Precisamos das legendas (publicado originalmente em 15/5/2012)
Por esses dias, li uma notícia em algum lugar e ao mesmo tempo eu já a imaginava, mas não queria crer. A informação se referia ao crescimento da audiência da rede Telecine, da TV a cabo, após o canal colocar em sua programação uma imensidão de filmes dublados. Foi coisa de 40 ou 50% de crescimento, se não estou equivocado, e o texto ainda falava sobre os motivos deste número: o claro aumento da classe C no país, e suas assinaturas das emissoras fechadas. No momento em que li esta matéria fiz a seguinte reflexão: estamos a caminho do buraco no cinema, que ainda por cima não está em um momento extraordinário, para ser carinhoso. Nada contra a classe C, a popularização de tudo e etc. Porém, nos meus botões, como diz Mino Carta, os canais por assinatura existem para levar aos telespectadores algo a mais em comparação às estações abertas. E este ‘plus’ seria, na parte da sétima arte, os longas-metragens com o som original, e legendas na parte de baixo da tela para nós que nada sabemos de inglês, francês, alemão, italiano, japonês, coreano... Agora, ao facilitar tudo com as falas em português, caímos num mato sem cachorro: de que vale a pena ter canais por assinatura então?

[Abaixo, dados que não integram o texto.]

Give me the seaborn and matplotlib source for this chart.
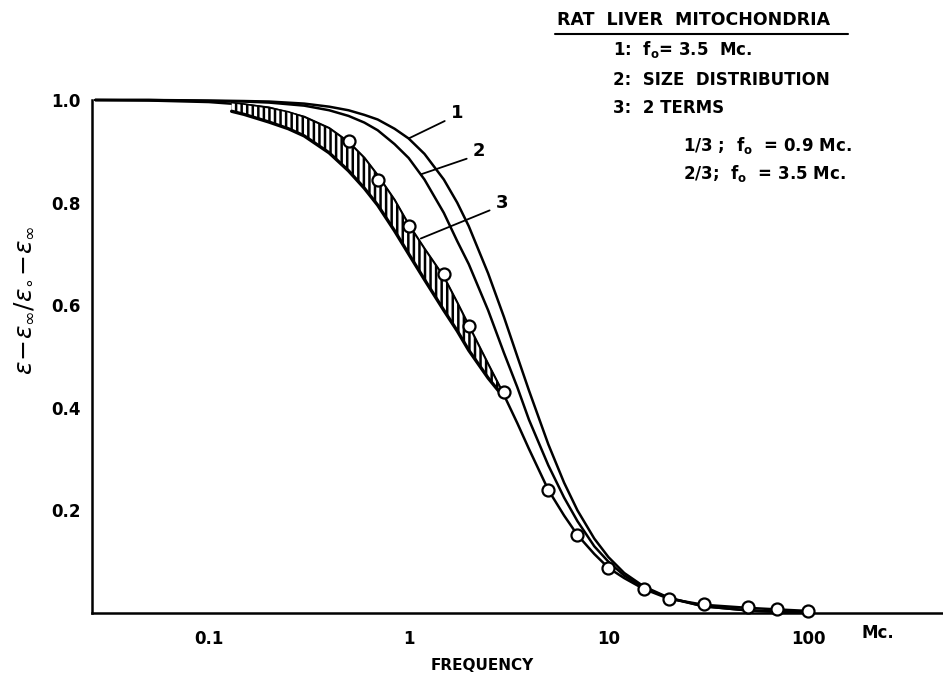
import numpy as np
import pandas as pd
import matplotlib
matplotlib.use("Agg")
import matplotlib.pyplot as plt
import seaborn as sns
from matplotlib.lines import Line2D

# ---------------- data ----------------
freq_curve = [0.027, 0.05, 0.1, 0.15, 0.2, 0.3, 0.4, 0.5, 0.6, 0.7, 0.85, 1, 1.2, 1.5,
              1.75, 2, 2.5, 3, 3.5, 4, 5, 6, 7, 8.5, 10, 12, 15, 20, 30, 50, 70, 100]
curve1 = [1.0, 1.0, 0.999, 0.998, 0.997, 0.993, 0.987, 0.980, 0.971, 0.962, 0.944, 0.925,
          0.895, 0.845, 0.80, 0.754, 0.662, 0.577, 0.5, 0.434, 0.329, 0.254, 0.2, 0.145,
          0.109, 0.078, 0.052, 0.03, 0.013, 0.005, 0.0025, 0.0012]
curve2 = [1.0, 1.0, 0.998, 0.997, 0.995, 0.989, 0.98, 0.969, 0.956, 0.941, 0.914, 0.887,
          0.845, 0.78, 0.725, 0.68, 0.59, 0.507, 0.44, 0.377, 0.288, 0.225, 0.179, 0.13,
          0.1, 0.073, 0.05, 0.029, 0.013, 0.005, 0.0025, 0.0012]
curve3 = [1.0, 0.999, 0.996, 0.991, 0.985, 0.967, 0.945, 0.918, 0.887, 0.853, 0.805, 0.757,
          0.71, 0.655, 0.605, 0.56, 0.485, 0.425, 0.37, 0.32, 0.24, 0.19, 0.152, 0.115,
          0.088, 0.068, 0.047, 0.028, 0.016, 0.01, 0.007, 0.004]

band_freq = [0.13, 0.15, 0.2, 0.25, 0.3, 0.4, 0.5, 0.6, 0.7, 0.85, 1, 1.2, 1.5, 1.75, 2,
             2.5, 3]
band_low = [0.978, 0.972, 0.957, 0.944, 0.93, 0.897, 0.862, 0.828, 0.795, 0.745, 0.70,
            0.65, 0.59, 0.55, 0.512, 0.458, 0.42]
band_high = [0.995, 0.992, 0.985, 0.977, 0.967, 0.945, 0.918, 0.887, 0.853, 0.805, 0.757,
             0.71, 0.655, 0.605, 0.56, 0.485, 0.425]

meas_freq = [0.5, 0.7, 1, 1.5, 2, 3, 5, 7, 10, 15, 20, 30, 50, 70, 100]
meas_val = [0.92, 0.845, 0.755, 0.66, 0.56, 0.43, 0.24, 0.152, 0.088, 0.047, 0.027,
            0.018, 0.012, 0.008, 0.004]

x_ticks = [0.1, 1, 10, 100]
x_ticklabels = ["0.1", "1", "10", "100"]
y_ticks = [0.2, 0.4, 0.6, 0.8, 1.0]
y_ticklabels = ["0.2", "0.4", "0.6", "0.8", "1.0"]

# ---------------- figure ----------------
sns.set_style("white")
plt.rcParams["font.family"] = ["DejaVu Sans"]
plt.rcParams["hatch.linewidth"] = 1.8
plt.rcParams["mathtext.fontset"] = "dejavusans"
plt.rcParams["text.color"] = "black"
plt.rcParams["axes.labelcolor"] = "black"

W, H = 943, 673
fig = plt.figure(figsize=(W / 100, H / 100), dpi=100)
ax_l, ax_r, ax_b, ax_t = 92, 943, 613, 100
ax = fig.add_axes([ax_l / W, (H - ax_b) / H, (ax_r - ax_l) / W, (ax_b - ax_t) / H])

df = pd.DataFrame({"f": freq_curve, "c1": curve1, "c2": curve2, "c3": curve3})
for col in ["c1", "c2", "c3"]:
    sns.lineplot(data=df, x="f", y=col, ax=ax, color="black", linewidth=1.8,
                 clip_on=False, estimator=None, sort=False)

# hatched band
ax.fill_between(band_freq, band_low, band_high, facecolor="white", edgecolor="black",
                hatch="|||", linewidth=0, zorder=2)
ax.plot(band_freq, band_low, color="black", linewidth=2.4, zorder=3)
ax.plot(band_freq, band_high, color="black", linewidth=1.2, zorder=3)

dm = pd.DataFrame({"f": meas_freq, "v": meas_val})
sns.scatterplot(data=dm, x="f", y="v", ax=ax, s=75, facecolor="white",
                edgecolor="black", linewidth=1.6, zorder=5, clip_on=False)

ax.set_xscale("log")
ax.set_xlim(0.026, 473)
ax.set_ylim(0, 1.0)
ax.set_xticks(x_ticks)
ax.set_xticklabels(x_ticklabels)
ax.set_yticks(y_ticks)
ax.set_yticklabels(y_ticklabels)
ax.set_yticks([0.1, 0.3, 0.5, 0.7, 0.9], minor=True)
ax.xaxis.set_minor_locator(matplotlib.ticker.LogLocator(base=10, subs=np.arange(2, 10)))
ax.xaxis.set_minor_formatter(matplotlib.ticker.NullFormatter())
ax.tick_params(axis="both", which="both", direction="in", length=7, width=1.3,
               labelsize=12, colors="black")
ax.tick_params(axis="x", which="major", pad=12)
ax.tick_params(axis="y", which="major", pad=8)
for lab in ax.get_xticklabels() + ax.get_yticklabels():
    lab.set_fontweight("bold")
ax.set_xlabel("")
ax.set_ylabel("")
sns.despine(ax=ax)
for sp in ["left", "bottom"]:
    ax.spines[sp].set_linewidth(1.8)
    ax.spines[sp].set_color("black")

# curve labels with leader lines
for lbl, xy, xytext in [("1", (1.0, 0.925), (1.62, 0.975)),
                        ("2", (1.15, 0.855), (2.09, 0.9)),
                        ("3", (1.15, 0.73), (2.72, 0.8))]:
    ax.annotate(lbl, xy=xy, xytext=xytext, fontsize=13, fontweight="bold",
                ha="left", va="center", color="black",
                arrowprops=dict(arrowstyle="-", color="black", lw=1.3,
                                shrinkA=2, shrinkB=0, relpos=(0, 0.2)))

# axis titles
fig.text(482 / W, 1 - 665 / H, "FREQUENCY", ha="center", va="center",
         fontsize=11, fontweight="bold")
fig.text(878 / W, 1 - 633 / H, "Mc.", ha="center", va="center",
         fontsize=12, fontweight="bold")
fig.text(24 / W, 1 - 300 / H,
         r"$\varepsilon\!-\!\varepsilon_{\infty}/\varepsilon_{\circ}\!-\!\varepsilon_{\infty}$",
         rotation=90, ha="center", va="center", fontsize=18)

# legend text block
fig.text(557 / W, 1 - 20 / H, "RAT  LIVER  MITOCHONDRIA", ha="left", va="center",
         fontsize=12.5, fontweight="bold")
fig.add_artist(Line2D([555 / W, 848 / W], [1 - 34 / H, 1 - 34 / H], color="black", lw=1.5))
fig.text(613 / W, 1 - 50 / H, r"1:  f$_{\mathregular{o}}$= 3.5  Mc.", ha="left", va="center",
         fontsize=12, fontweight="bold")
fig.text(613 / W, 1 - 80 / H, "2:  SIZE  DISTRIBUTION", ha="left", va="center",
         fontsize=12, fontweight="bold")
fig.text(613 / W, 1 - 108 / H, "3:  2 TERMS", ha="left", va="center",
         fontsize=12, fontweight="bold")
fig.text(683 / W, 1 - 145 / H, r"1/3 ;  f$_{\mathregular{o}}$  = 0.9 Mc.", ha="left",
         va="center", fontsize=12, fontweight="bold")
fig.text(683 / W, 1 - 173 / H, r"2/3;  f$_{\mathregular{o}}$  = 3.5 Mc.", ha="left",
         va="center", fontsize=12, fontweight="bold")

fig.savefig("out.png", dpi=100)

Não. E para você aí que está pensando que sou totalmente contra os dubladores, inclusive nas TVs abertas, desculpe por desapontá-los. Existem programas e até mesmo filmes que todos nós não sabemos ver de outro modo senão com os atores falando em português. Exemplo: Chapolin e Chaves. E devemos o sucesso a profissionais como Marcelo Gastaldi (dono da voz destes dois personagens no Brasil), Nelson Machado (Quico), Mário Vilela (Sr. Barriga), Carlos Seidl (Seu Madruga) e o grande elenco. Imaginem se o SBT se uma hora para a outra resolvesse mostrar estes seriados com as vozes originais. Além de broxante seria chato. Isto se deve ao talento exímio dos dubladores, que criaram frases e expressões que o público brasileiro está mais do que acostumado. Outro dublador admirado por mim é Darcy Pedrosa. Aos que não sabem, é quem dá voz à maioria dos filmes de Jack Nicholson dos anos 1970, 80 e 90, como ‘As Bruxas de Eastwick’ (1987) e ‘Batman’ (1989). Tenho a impressão de que jamais uma voz caiu tão bem a um ator como é o caso de Pedrosa/Nicholson. O dublador, que morreu em 1999, aos 69 anos, tem a mesma elegância rebelde do ator de ‘Laços de Ternura’ (1983).
Retorno à questão dos canais a cabo e as legendas. É o ponto destoante dos canais livres. É ali que desejamos ver as vozes reais dos atores. Têm as pessoas idosas, outras preguiçosas, dizendo: mas ler as letrinhas é muito cansativo, e eu durmo porque não suporto ter de lê-las. Respondo: então faça o favor de se satisfazer com as emissoras sem mensalidade. Aí vêm os fechados e querem por açúcar no mamão da classe C e colocam nas propagandas: Assinem nosso canal! Estamos exibindo diversos filmes dublados para você! Inclusive, muitos deles surgiram apenas para passar os dublados, como é o caso de redes Telecine e HBO. Se não bastassem os filmes, as séries também estão com pacotes em português. Por exemplo: é muito desagradável assistir a ‘Friends’ (1994-2004) dublado. É no original em inglês que estamos acostumados. SBT e RedeTV tentaram transmitir a série em português, mas o público rejeitou com audiência ínfima e foi tirado do ar. Um caso oposto a isso é com ‘Anos Incríveis’ (1988-1993) e ‘O Mundo de Beakman’ (1992-1998), transmitidos pela TV Cultura. Portanto, depende de pontos de vista. E insisto: em TVs fechadas, é incondicional a exibição de produções legendadas.
Àqueles que amam a sétima arte é um prazer tão grande apreciar a obra-prima de diretores dos calibres de sir Alfred Hitchcock, Woody Allen, Clint Eastwood, Francis Ford Coppola, Jean Luc Godard, Vittorio De Sica, enfim, os suprassumos dos clássicos e cults em suas línguas originais que sequer pensar em vê-los dublados me dói toda espinha dorsal. Também me dói demais, como escrevi tempos atrás, ver as salas de cinema exibindo em 90% da sua programação produções dubladas. Isto significa chamar o espectador de burro, tapado, idiota, desleixado. Precisamos das legendas, pessoal!